Europe’s manufacturers suffered a slump in demand last month with “no sign of a recovery”, as UK factory owners also reported a slowdown in orders.
Manufacturers across the eurozone reported a decline in demand for their goods in November, with France, Germany and Austria especially hard hit, according to the S&P Global purchasing managers’ index (PMI).
The eurozone PMI fell to 45.2 last month, down from 46 in October, while in France the PMI slumped to 43.1, falling from 44.5 in October. A figure below 50 marks a period of contraction.
In the UK, factory owners cut jobs and investment in November as output fell for the first time in seven months.
The UK PMI dropped to a nine-month low of 48 in November, from 49.9 in October and below a flash estimate of 48.6 posted last month.
In a further blow to Rachel Reeves’s aspiration for more robust economic growth, UK manufacturers said exports and domestic order books were down amid a deterioration in the outlook for the sector.
The index showed that Brexit border checks continued to hit exports, while Reeves’s poorly received first budget as chancellor undermined investment intentions. New orders fell at the fastest pace since February, S&P Global added.
In the eurozone, Germany recorded the fastest drop in output, Italy’s factory sector shrank at the fastest rate in a year, while France recorded the steepest contraction in 10 months.

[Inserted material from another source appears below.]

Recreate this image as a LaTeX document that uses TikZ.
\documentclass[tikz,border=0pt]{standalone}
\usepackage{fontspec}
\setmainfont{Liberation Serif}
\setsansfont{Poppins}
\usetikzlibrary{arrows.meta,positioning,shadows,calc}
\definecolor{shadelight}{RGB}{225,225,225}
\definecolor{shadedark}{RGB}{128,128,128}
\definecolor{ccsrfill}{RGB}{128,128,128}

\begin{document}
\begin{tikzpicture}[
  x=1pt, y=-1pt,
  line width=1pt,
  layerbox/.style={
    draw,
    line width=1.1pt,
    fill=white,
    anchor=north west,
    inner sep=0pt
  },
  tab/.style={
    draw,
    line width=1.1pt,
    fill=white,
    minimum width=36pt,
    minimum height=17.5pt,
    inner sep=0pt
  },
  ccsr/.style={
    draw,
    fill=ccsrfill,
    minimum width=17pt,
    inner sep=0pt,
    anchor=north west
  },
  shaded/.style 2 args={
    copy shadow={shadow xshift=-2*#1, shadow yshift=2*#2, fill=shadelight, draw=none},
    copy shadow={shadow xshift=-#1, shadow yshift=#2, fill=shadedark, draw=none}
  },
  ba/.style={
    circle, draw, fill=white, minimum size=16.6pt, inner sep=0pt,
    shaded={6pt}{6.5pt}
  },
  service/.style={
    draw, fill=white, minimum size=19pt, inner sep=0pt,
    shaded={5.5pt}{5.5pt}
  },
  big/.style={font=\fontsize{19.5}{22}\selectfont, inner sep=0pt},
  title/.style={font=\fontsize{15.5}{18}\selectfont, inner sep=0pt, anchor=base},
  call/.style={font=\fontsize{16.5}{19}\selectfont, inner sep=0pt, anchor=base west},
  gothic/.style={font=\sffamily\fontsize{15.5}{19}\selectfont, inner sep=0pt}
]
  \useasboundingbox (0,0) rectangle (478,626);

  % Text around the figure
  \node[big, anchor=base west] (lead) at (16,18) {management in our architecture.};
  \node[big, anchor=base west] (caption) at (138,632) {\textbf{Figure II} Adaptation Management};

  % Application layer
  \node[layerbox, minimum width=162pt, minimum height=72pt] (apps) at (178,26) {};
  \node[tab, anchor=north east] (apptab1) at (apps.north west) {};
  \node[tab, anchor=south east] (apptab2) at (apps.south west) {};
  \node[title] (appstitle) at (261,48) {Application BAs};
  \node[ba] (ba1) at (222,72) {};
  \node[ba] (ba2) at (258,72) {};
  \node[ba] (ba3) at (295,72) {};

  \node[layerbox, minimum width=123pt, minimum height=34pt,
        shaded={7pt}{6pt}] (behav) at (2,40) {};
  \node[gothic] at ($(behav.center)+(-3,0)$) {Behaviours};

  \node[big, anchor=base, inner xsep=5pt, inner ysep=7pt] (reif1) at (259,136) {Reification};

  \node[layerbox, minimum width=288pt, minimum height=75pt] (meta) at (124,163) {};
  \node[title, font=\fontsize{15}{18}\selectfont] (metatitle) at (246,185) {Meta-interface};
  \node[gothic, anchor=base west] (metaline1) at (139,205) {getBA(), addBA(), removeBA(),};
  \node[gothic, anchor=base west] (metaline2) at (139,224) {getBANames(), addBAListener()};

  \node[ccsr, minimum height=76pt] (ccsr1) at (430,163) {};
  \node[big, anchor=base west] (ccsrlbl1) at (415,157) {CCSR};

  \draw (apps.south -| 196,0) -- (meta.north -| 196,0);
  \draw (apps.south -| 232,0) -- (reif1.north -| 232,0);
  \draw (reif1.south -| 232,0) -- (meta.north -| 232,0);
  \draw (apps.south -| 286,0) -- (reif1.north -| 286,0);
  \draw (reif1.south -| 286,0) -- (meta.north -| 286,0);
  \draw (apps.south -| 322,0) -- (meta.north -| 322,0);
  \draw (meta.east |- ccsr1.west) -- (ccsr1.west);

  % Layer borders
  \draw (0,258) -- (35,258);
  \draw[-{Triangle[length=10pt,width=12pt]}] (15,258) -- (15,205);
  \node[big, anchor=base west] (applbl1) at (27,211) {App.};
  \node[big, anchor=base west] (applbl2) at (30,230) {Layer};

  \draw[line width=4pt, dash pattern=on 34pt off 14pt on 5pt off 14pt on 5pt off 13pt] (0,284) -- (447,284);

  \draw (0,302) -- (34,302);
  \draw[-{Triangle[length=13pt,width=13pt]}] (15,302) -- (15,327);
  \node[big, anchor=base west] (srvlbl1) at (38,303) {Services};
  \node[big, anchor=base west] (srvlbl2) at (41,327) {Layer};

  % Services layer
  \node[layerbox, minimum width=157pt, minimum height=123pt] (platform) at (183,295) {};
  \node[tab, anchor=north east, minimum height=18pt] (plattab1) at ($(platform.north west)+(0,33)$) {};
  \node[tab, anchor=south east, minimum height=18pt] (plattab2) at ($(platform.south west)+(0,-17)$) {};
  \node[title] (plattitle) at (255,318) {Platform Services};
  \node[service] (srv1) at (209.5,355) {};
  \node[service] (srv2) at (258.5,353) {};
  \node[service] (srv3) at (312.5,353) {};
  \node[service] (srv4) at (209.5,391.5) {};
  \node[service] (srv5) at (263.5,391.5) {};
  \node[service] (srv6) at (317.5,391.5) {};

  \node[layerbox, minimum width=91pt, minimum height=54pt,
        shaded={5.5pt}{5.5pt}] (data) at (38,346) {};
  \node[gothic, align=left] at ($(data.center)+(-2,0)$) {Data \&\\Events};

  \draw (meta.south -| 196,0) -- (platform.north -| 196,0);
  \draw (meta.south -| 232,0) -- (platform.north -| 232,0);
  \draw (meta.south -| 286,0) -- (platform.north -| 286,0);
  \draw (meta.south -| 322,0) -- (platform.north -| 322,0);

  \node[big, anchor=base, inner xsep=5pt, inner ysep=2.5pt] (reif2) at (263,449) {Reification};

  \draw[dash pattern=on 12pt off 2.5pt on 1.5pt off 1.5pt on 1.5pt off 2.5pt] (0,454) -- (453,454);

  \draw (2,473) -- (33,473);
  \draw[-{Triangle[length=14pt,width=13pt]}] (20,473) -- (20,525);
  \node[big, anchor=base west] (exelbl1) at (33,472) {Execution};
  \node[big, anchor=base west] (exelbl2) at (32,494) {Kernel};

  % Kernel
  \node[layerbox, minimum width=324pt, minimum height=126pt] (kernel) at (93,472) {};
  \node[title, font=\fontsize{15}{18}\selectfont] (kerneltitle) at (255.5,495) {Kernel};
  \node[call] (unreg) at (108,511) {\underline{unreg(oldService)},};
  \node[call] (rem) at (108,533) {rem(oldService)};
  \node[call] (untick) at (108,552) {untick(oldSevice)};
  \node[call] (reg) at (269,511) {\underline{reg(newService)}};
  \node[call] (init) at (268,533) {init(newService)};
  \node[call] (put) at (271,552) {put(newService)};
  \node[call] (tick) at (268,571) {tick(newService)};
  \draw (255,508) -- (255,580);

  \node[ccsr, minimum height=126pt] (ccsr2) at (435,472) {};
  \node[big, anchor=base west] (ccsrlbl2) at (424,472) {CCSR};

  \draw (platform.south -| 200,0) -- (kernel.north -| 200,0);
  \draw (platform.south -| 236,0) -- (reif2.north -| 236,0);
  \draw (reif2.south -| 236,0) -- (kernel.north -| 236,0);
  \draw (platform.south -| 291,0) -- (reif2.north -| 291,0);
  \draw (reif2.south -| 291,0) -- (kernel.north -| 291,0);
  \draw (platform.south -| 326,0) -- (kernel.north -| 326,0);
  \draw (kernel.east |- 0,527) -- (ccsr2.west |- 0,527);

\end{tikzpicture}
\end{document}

Dr Cyrus de la Rubia, the chief economist at Hamburg Commercial Bank, said: “These numbers look terrible. It’s like the eurozone’s manufacturing recession is never going to end. As new orders fell fast and at an accelerated pace, there’s no sign of a recovery any time soon.”
Analysts said the situation in the UK was proving difficult for factories as difficulties abroad, including holdups in US ports and supply blockages in the Middle East were made worse by the prospect of increased staffing costs in Labour’s first budget.
Reeves, who has put a rejuvenation of economic growth at the top of her agenda, raised employer national insurance and increased the national minimum wage above the rate of inflation from next April, heaping further costs on manufacturers at a challenging time for the sector, analysts said.
Rob Dobson, a director at S&P Global Market Intelligence, said a combination of the conflict in the Middle East, port disruptions and extra border regulation had forced up the cost of components and raw materials.
“With recent budget announcements on labour costs and employer national insurance likely to raise costs further in 2025, and geopolitical tensions heating up notably around the threat of increased global protectionism, manufacturers are left facing an environment of high costs, low demand and raised uncertainty for the foreseeable future,” he said.
Chris Barlow, the head of manufacturing at the accountants MHA, the UK arm of Baker Tilly international, said the PMI suggested “the sector is facing a near perfect storm of challenges ranging from the fallout of the budget, a weakened economic outlook for the UK and EU for 2025 and a new US administration introducing potentially damaging new tariffs.”
The CBI and Institute of Directors said at the weekend that business confidence had declined after the budget.
Dobson said the climate for exports remained bleak, as weaker demand from the US, China and the EU led to a further drop in new business.
Brexit delays at UK ports have hit smaller businesses especially hard. Many businesses that operate on the continent have told UK clients that the difficulties of complying with new rules have forced them to seek similar manufactured goods from inside the eurozone.
In France, as the country faces political turmoil, the 22nd month of decline in November was blamed on lower levels of new work from clients in domestic and international markets.
German factory owners, who said they were also struggling to win orders within the eurozone, also reported that domestic political uncertainty after the collapse of the coalition led by the SPD’s Olaf Scholz was another factor to hit business confidence in November.